Toronto-based junior Inter-Citic Minerals (ICI-T, ICMTF-O) is making good progress in its third year of grassroots exploration at its Dachang gold prospect in west-central China’s Qinhai province.
The 391-sq.-km Dachang property is situated near the headwaters of the Yellow River, some 350 km southeast of the regional centre of Golmud. The elevation is 4,500 metres, and the land is flat, bleak and subject to permafrost. Access is by road only, owing to the high altitude.
The property encompasses a large number of gold-in-soil anomalies stretching across 22 km, many of which have been exploited by artisanal miners over the centuries. By modern exploration standards, though, only about 5% of the surface anomalies have been properly tested.
Within only two small parts of the property, named Dachang East and North River, there is a combined near-surface, National Instrument 43-101-compliant inferred resource of 7 million tonnes averaging 6.78 grams gold per tonne, or 1.5 million contained ounces gold.
Geologically, the host rock is mostly thrust-faulted Triassic sandstone and siltstone, and gold mineralization is associated with silica, pyrite, arsenopyrite and other sulphides. This gold-mineralized material has proved highly refractory in past cyanidation tests, but Inter-Citic hopes ongoing metallurgical research can improve recoveries.
In the previous two years, Inter-Citic carried out some selective drilling and trenching, and collected almost 30,000 soil samples over the entire property, identifying 24 new major gold zones.
But this year’s $5.4-million exploration program has been far more ambitious, including plans for 20,000 metres of shallow drilling and 50 km of trenching, with a particular focus on the Dachang East zone. Early drill results were typified by an intersection of 29 metres grading 2.3 grams gold at Dachang East.
The provincial government-owned Qinghai Geological Survey Institute (QGSI) carried out regional geochemical and geological mapping over the Dachang property during the 1960s, ’70s, and ’90s, identifying seven large gold-in-soil anomalies. It followed this up with geological mapping, trenching and shallow drilling until Inter-Citic’s arrival in late 2003.
That year, Inter-Citic signed its key joint-venture agreement with QGSI at Dachang. To earn an 83% interest, Inter-Citic must spend roughly $5 million on exploration over three years and pay about $1.5 million in cash on receipt of a mining licence. An additional 7% interest can be acquired once a prefeasibility study is completed. The remaining interest is carried by QGSI.

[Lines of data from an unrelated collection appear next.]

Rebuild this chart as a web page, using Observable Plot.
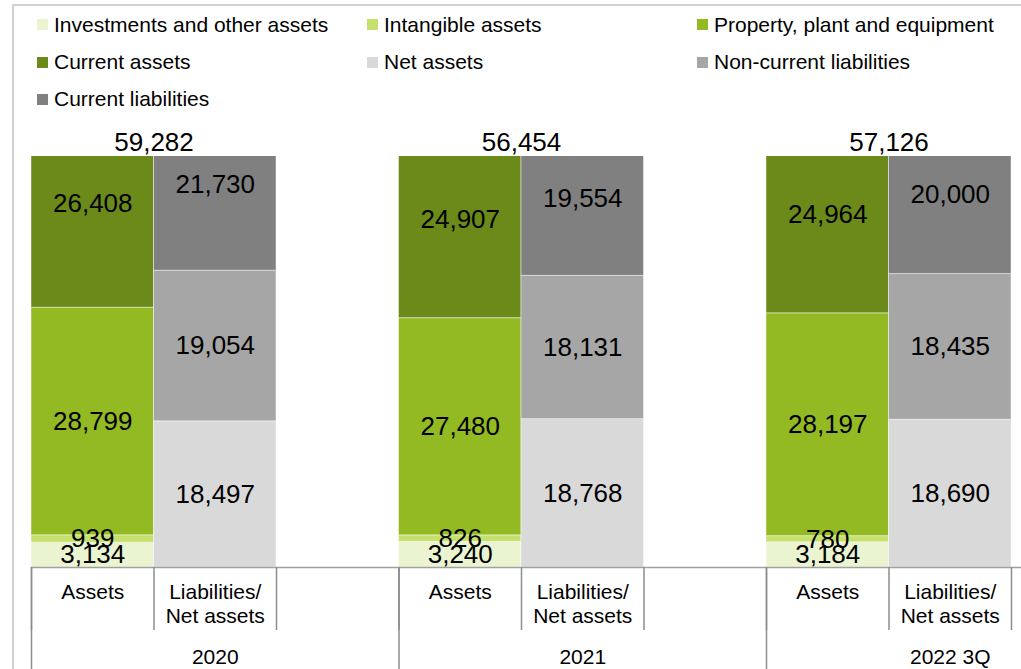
<!DOCTYPE html>
<html>
<head>
<meta charset="utf-8">
<script src="https://cdn.jsdelivr.net/npm/d3@7"></script>
<script src="https://cdn.jsdelivr.net/npm/@observablehq/plot@0.6"></script>
<style>
  html, body { margin: 0; padding: 0; background: #fff; }
  #wrap { position: relative; width: 1021px; height: 669px; overflow: hidden; font-family: "Liberation Sans", Arial, sans-serif; }
  #legend { position: relative; width: 1021px; height: 120px; }
  .item { position: absolute; display: flex; align-items: center; height: 24px; font-size: 21px; color: #000; white-space: nowrap; }
  .sw { width: 11px; height: 11px; margin-right: 6px; flex: none; }
  .bt { position: absolute; left: 13px; top: 4px; right: 0; height: 2px; background: #d2d2d2; }
  .bl { position: absolute; left: 12px; top: 4px; bottom: 0; width: 2px; background: #d2d2d2; }
  svg { display: block; }
</style>
</head>
<body>
<div id="wrap">
  <div id="legend"></div>
  <div id="chart"></div>
  <div class="bt"></div>
  <div class="bl"></div>
</div>
<script>
// ---- data ----
const years = ["2020", "2021", "2022 3Q"];
const barLabels = ["Assets", "Liabilities/\nNet assets"];
const categories = [
  "Investments and other assets", "Intangible assets", "Property, plant and equipment",
  "Current assets", "Net assets", "Non-current liabilities", "Current liabilities"
];
const colors = ["#eaf4d1", "#c6e06d", "#93b923", "#6b8a1a", "#d9d9d9", "#a6a6a6", "#808080"];
const investments = [3134, 3240, 3184];
const intangible = [939, 826, 780];
const ppe = [28799, 27480, 28197];
const currentAssets = [26408, 24907, 24964];
const netAssets = [18497, 18768, 18690];
const nonCurrentLiab = [19054, 18131, 18435];
const currentLiab = [21730, 19554, 20000];
const totals = [59282, 56454, 57126];
const legendOrder = [
  "Investments and other assets", "Intangible assets", "Property, plant and equipment",
  "Current assets", "Net assets", "Non-current liabilities", "Current liabilities"
];

// ---- table ----
const series = [investments, intangible, ppe, currentAssets, netAssets, nonCurrentLiab, currentLiab];
const rows = [];
years.forEach((y, i) => {
  series.forEach((s, k) => {
    const side = k < 4 ? 0 : 1;
    rows.push({year: y, slot: 3 * i + side, category: categories[k], value: s[i]});
  });
});
const slots = [];
years.forEach((y, i) => { slots.push({slot: 3 * i, label: barLabels[0]}, {slot: 3 * i + 1, label: barLabels[1]}); });
const totalRows = years.map((y, i) => ({year: y, pos: 3 * i + 1, total: totals[i]}));
const groupRows = years.map((y, i) => ({year: y, pos: 3 * i + 1.5}));
const fmt = d3.format(",");

// ---- legend ----
const legend = document.getElementById("legend");
const colX = [37, 367, 697];
const rowY = [24.5, 62, 99];
legendOrder.forEach((c, j) => {
  const el = document.createElement("div");
  el.className = "item";
  el.style.left = colX[j % 3] + "px";
  el.style.top = (rowY[Math.floor(j / 3)] - 12) + "px";
  const sw = document.createElement("span");
  sw.className = "sw";
  sw.style.background = colors[categories.indexOf(c)];
  el.appendChild(sw);
  el.appendChild(document.createTextNode(c));
  legend.appendChild(el);
});

// ---- chart ----
const slotW = 122.5;
const chart = Plot.plot({
  width: 1021,
  height: 549,
  marginTop: 36,
  marginBottom: 102,
  marginLeft: 31,
  marginRight: 0,
  style: {fontFamily: "'Liberation Sans', Arial, sans-serif", color: "#000", background: "transparent"},
  x: {type: "linear", domain: [0, 9], range: [31, 31 + 9 * slotW], axis: null},
  y: {domain: [0, 52000], axis: null},
  color: {domain: categories, range: colors},
  marks: [
    Plot.rectY(rows, Plot.stackY({
      x1: "slot", x2: d => d.slot + 1, y: "value", fill: "category",
      stroke: "white", strokeOpacity: 0.45, strokeWidth: 1, clip: true
    })),
    Plot.text(rows, Plot.stackY({
      x: d => d.slot + 0.5, y: "value", text: d => fmt(d.value),
      fontSize: 26, fill: "#000"
    })),
    Plot.text(totalRows, {x: "pos", text: d => fmt(d.total), frameAnchor: "top", lineAnchor: "middle", dy: -13.5, fontSize: 26, fill: "#000"}),
    Plot.ruleY([0], {stroke: "#a0a0a0", strokeWidth: 1.5}),
    Plot.axisX({ticks: d3.range(0, 9), tickSize: 63, tickFormat: () => "", stroke: "#8c8c8c", strokeWidth: 1.5}),
    Plot.axisX({ticks: [0, 3, 6], tickSize: 102, tickFormat: () => "", stroke: "#8c8c8c", strokeWidth: 1.5}),
    Plot.text(slots, {x: d => d.slot + 0.5, text: "label", frameAnchor: "bottom", lineAnchor: "top", dy: 14, fontSize: 21, lineHeight: 1.15, fill: "#000"}),
    Plot.text(groupRows, {x: "pos", text: "year", frameAnchor: "bottom", lineAnchor: "middle", dy: 90, fontSize: 21, fill: "#000"})
  ]
});
document.getElementById("chart").appendChild(chart);
</script>
</body>
</html>
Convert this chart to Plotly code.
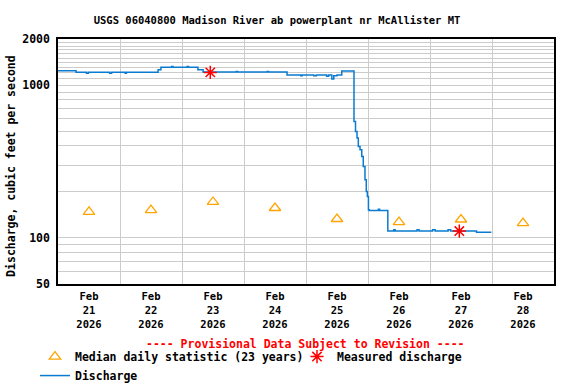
import plotly.graph_objects as go

# discharge record (15-min data, simplified to step changes), cubic feet per second
discharge_times = [
    "2026-02-21 00:00", "2026-02-21 07:00", "2026-02-21 11:00", "2026-02-21 11:45",
    "2026-02-21 20:00", "2026-02-21 20:45", "2026-02-22 02:00", "2026-02-22 02:30",
    "2026-02-22 14:45", "2026-02-22 15:50", "2026-02-22 20:00", "2026-02-22 20:30",
    "2026-02-23 02:00", "2026-02-23 02:30", "2026-02-23 06:10", "2026-02-23 08:10",
    "2026-02-23 21:00", "2026-02-23 21:30", "2026-02-24 09:00", "2026-02-24 09:30",
    "2026-02-24 16:40", "2026-02-24 22:00", "2026-02-24 22:30", "2026-02-25 03:00",
    "2026-02-25 04:00", "2026-02-25 08:00", "2026-02-25 08:45", "2026-02-25 10:00",
    "2026-02-25 10:45", "2026-02-25 12:00", "2026-02-25 13:50", "2026-02-25 18:35",
    "2026-02-25 19:10", "2026-02-25 19:45", "2026-02-25 20:15", "2026-02-25 20:55",
    "2026-02-25 21:35", "2026-02-25 22:10", "2026-02-25 22:50", "2026-02-25 23:20",
    "2026-02-25 23:45", "2026-02-26 00:10", "2026-02-26 00:30", "2026-02-26 04:00",
    "2026-02-26 04:30", "2026-02-26 07:40", "2026-02-26 10:00", "2026-02-26 10:30",
    "2026-02-26 19:00", "2026-02-26 19:45", "2026-02-27 01:00", "2026-02-27 02:00",
    "2026-02-27 07:00", "2026-02-27 08:00", "2026-02-27 18:00", "2026-02-27 23:45",
]
discharge_values = [
    1240, 1211, 1195, 1211,
    1195, 1211, 1195, 1211,
    1260, 1305, 1320, 1305,
    1320, 1305, 1260, 1215,
    1225, 1215, 1225, 1215,
    1163, 1150, 1163, 1150,
    1163, 1140, 1163, 1095,
    1150, 1163, 1235, 577,
    496, 451, 396, 377,
    341, 293, 240, 201,
    187, 153, 151, 154,
    151, 111, 113, 111,
    113, 111, 113, 111,
    113, 111, 109, 109,
]

# median daily statistic (23 years), plotted at noon
median_days = ["2026-02-21 12:00", "2026-02-22 12:00", "2026-02-23 12:00", "2026-02-24 12:00",
               "2026-02-25 12:00", "2026-02-26 12:00", "2026-02-27 12:00", "2026-02-28 12:00"]
median_values = [148, 152, 172, 157, 133, 127, 132, 125]

# field measurements
measured_times = ["2026-02-23 10:57", "2026-02-27 11:21"]
measured_values = [1210, 111]

# axis labels
x_tick_vals = median_days
x_tick_text = ["Feb<br>21<br>2026", "Feb<br>22<br>2026", "Feb<br>23<br>2026", "Feb<br>24<br>2026",
               "Feb<br>25<br>2026", "Feb<br>26<br>2026", "Feb<br>27<br>2026", "Feb<br>28<br>2026"]
y_grid_vals = [50, 60, 70, 80, 90, 100, 200, 300, 400, 500, 600, 700, 800, 900,
               1000, 1100, 1200, 1300, 1400, 1500, 1600, 1700, 1800, 1900, 2000]
y_labeled = {50: "50", 100: "100", 1000: "1000", 2000: "2000"}
y_tick_text = [y_labeled.get(v, "") for v in y_grid_vals]

FONT = "DejaVu Sans Mono"

fig = go.Figure()

fig.add_trace(go.Scatter(
    x=discharge_times, y=discharge_values, mode="lines", line_shape="hv",
    line=dict(color="#0a7bd0", width=1.5), name="Discharge", legendrank=3,
))
fig.add_trace(go.Scatter(
    x=median_days, y=median_values, mode="markers",
    marker=dict(symbol="triangle-up-open", size=10, color="#ffa500", line=dict(width=1.3)),
    name="Median daily statistic (23 years)", legendrank=1,
))
fig.add_trace(go.Scatter(
    x=measured_times, y=measured_values, mode="markers",
    marker=dict(symbol="asterisk-open", size=11, color="red", line=dict(color="red", width=1.5)),
    name="Measured discharge", legendrank=2,
))

fig.update_layout(
    width=576, height=384,
    margin=dict(l=58, r=22, t=39, b=100, autoexpand=False),
    paper_bgcolor="white", plot_bgcolor="white",
    font=dict(family=FONT, weight="bold", color="black", size=11.5),
    title=dict(text="USGS 06040800 Madison River ab powerplant nr McAllister MT",
               x=0.481, xanchor="center", y=1 - 20 / 384, yanchor="middle",
               font=dict(family=FONT, weight="bold", size=10.5)),
    showlegend=True,
    legend=dict(orientation="h", x=-0.0464, xanchor="left", y=-0.237, yanchor="top",
                entrywidth=217, entrywidthmode="pixels", bgcolor="rgba(0,0,0,0)",
                font=dict(family=FONT, weight="bold", size=11.5), traceorder="normal"),
    xaxis=dict(
        type="date", range=["2026-02-21", "2026-03-01"],
        tickmode="array", tickvals=x_tick_vals, ticktext=x_tick_text,
        showgrid=False, ticks="", tickfont=dict(size=10.5), ticklabelstandoff=2,
        minor=dict(dtick=86400000, tick0="2026-02-21", showgrid=True, gridcolor="#cccccc", gridwidth=1),
        showline=True, linecolor="black", linewidth=1.5, mirror=True, zeroline=False,
    ),
    yaxis=dict(
        type="log", range=[1.69897, 3.30103],
        tickmode="array", tickvals=y_grid_vals, ticktext=y_tick_text,
        showgrid=True, gridcolor="#cccccc", gridwidth=1, ticks="", tickfont=dict(size=11.5),
        ticklabelstandoff=4,
        showline=True, linecolor="black", linewidth=1.5, mirror=True, zeroline=False,
    ),
    annotations=[
        dict(text="Discharge, cubic feet per second", textangle=-90,
             xref="paper", yref="paper", x=-0.0948, y=0.482, xanchor="center", yanchor="middle",
             showarrow=False, font=dict(family=FONT, weight="bold", size=11.5)),
        dict(text="---- Provisional Data Subject to Revision ----",
             xref="paper", yref="paper", x=0.499, y=-0.243, xanchor="center", yanchor="middle",
             showarrow=False, font=dict(family=FONT, weight="bold", size=11.5, color="red")),
    ],
)

fig.write_html("out.html", config={"displayModeBar": False},
               post_script="document.body.style.margin='0';")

Since then, Inter-Citic has clearly been making a good impression with its Chinese hosts: in August, the country’s State Administration of Industry and Commerce granted a 27-year business licence to Inter-Citic’s joint-venture company exploring Dachang.
“This is one of the longest business licenses ever issued to a foreign mining company in China,” said Inter-Citic president James Moore in a statement. “This is a good example of the commitment of the Qinghai government to encourage foreign investment, the maturation of the Chinese regulatory environment, and the ability of Inter-Citic to successfully execute on its Dachang project.”
Financially, the company is in good health, having raised a gross $11 million in the spring — more than sufficient to fund this year’s exploration efforts at Dachang.
Meanwhile in Inner Mongolia, Inter-Citic has an option to acquire an 85% stake in the Zalantun gold-copper-silver porphyry project from the Beijing Institute of Geology for Mineral Resources (BIGM), China’s only national geological institute, by spending around $2.4 million on exploration over three years. If Inter-Citic exercises an option to acquire a further 5% stake, BIGM’s remaining 10% interest will be carried.
Despite the significant progress on the ground at Dachang, Inter-Citic shareholders having been feeling some pain of late: After holding steady around 95 during the first four months of the year, shares have steadily declined to a new 52-week low of 64 at presstime.